What are the advantages of various "models" for the motivic stable homotopy category People use several distinct models for the motivic stable homotopy category (so, there are some choices for the underlying category and a collection of available model structures). I would like to ask for help in "navigating" in this matter. So, which advantages does each of the model have? Does any "guide" for this subject exist?
In particular, is the category of symmetric (motivic) $T$-spectra endowed with the injective (="levelwise"?) model structure a "reasonable" monoidal model category?
 A: The injective model structure is monoidal (satisfies the pushout product axiom), see Hornbostel's paper "Localizations in motivic homotopy theory", Thm 1.9 and Lemma 1.10. The projective model structure is also monoidal. See Hovey's "Spectra and symmetric spectra in general model categories", where he introduces the projective model structure. 

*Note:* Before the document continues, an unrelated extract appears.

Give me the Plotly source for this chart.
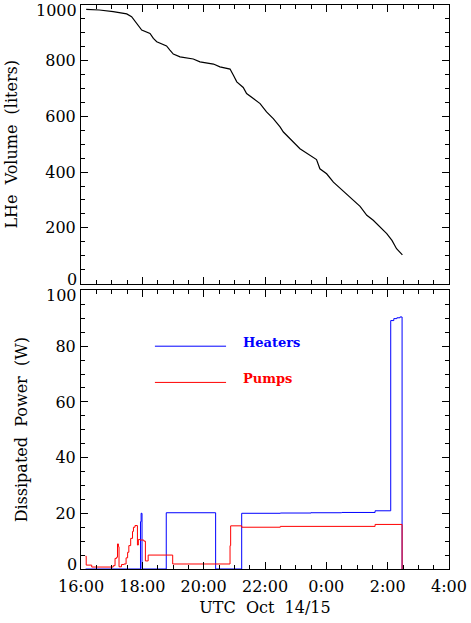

Later, Hornbostel introduced the positive model structure, a modification of the projective model structure that, like the case for ordinary (non-motivic) symmetric spectra, avoids Gaunce Lewis's obstruction regarding commutative monoids. Specifically, this model structure is Quillen equivalent to the projective (and injective), but now the unit (sphere spectrum) is not cofibrant. Furthermore, there is now a transferred model structure on commutative ring spectra, which Lewis proved cannot exist for the projective model structure. For non-motivic spectra, the positive model structure was introduced in Mandell-May-Schwede-Shipley ("diagram spectra"). If you google, you can find old drafts online where I thought I'd done the positive analogue of Hovey's general-spectra paper, but Hornbostel beat me to it by several years.

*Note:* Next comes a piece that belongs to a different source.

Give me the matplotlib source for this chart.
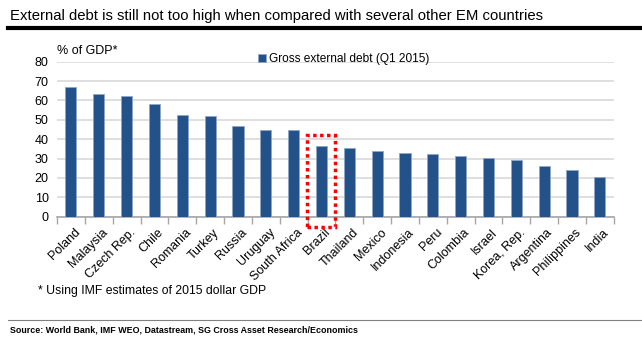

There is also a positive flat model structure on symmetric spectra (see Shipley's paper "A convenient model category for commutative ring spectra") that has the extra property that cofibrant commutative monoids forget to cofibrant objects in the underlying category. This property is generally not true for the non-flat variant. I am not sure if this has been constructed for motivic symmetric spectra, but it surely must exist. An analogous program for equivariant spectra was carried out in the thesis of Martin Stolz. If this has been done for motivic, it would probably be in the paper of Pavlov and Scholbach. 
If you have other questions not answered here, please let me know and I'll edit to try and answer. I agree it would be good to have a unified place with lists of pros/cons of the various structures, and that may as well be here. All these model structures are combinatorial, stable, and proper. What other properties do you care about?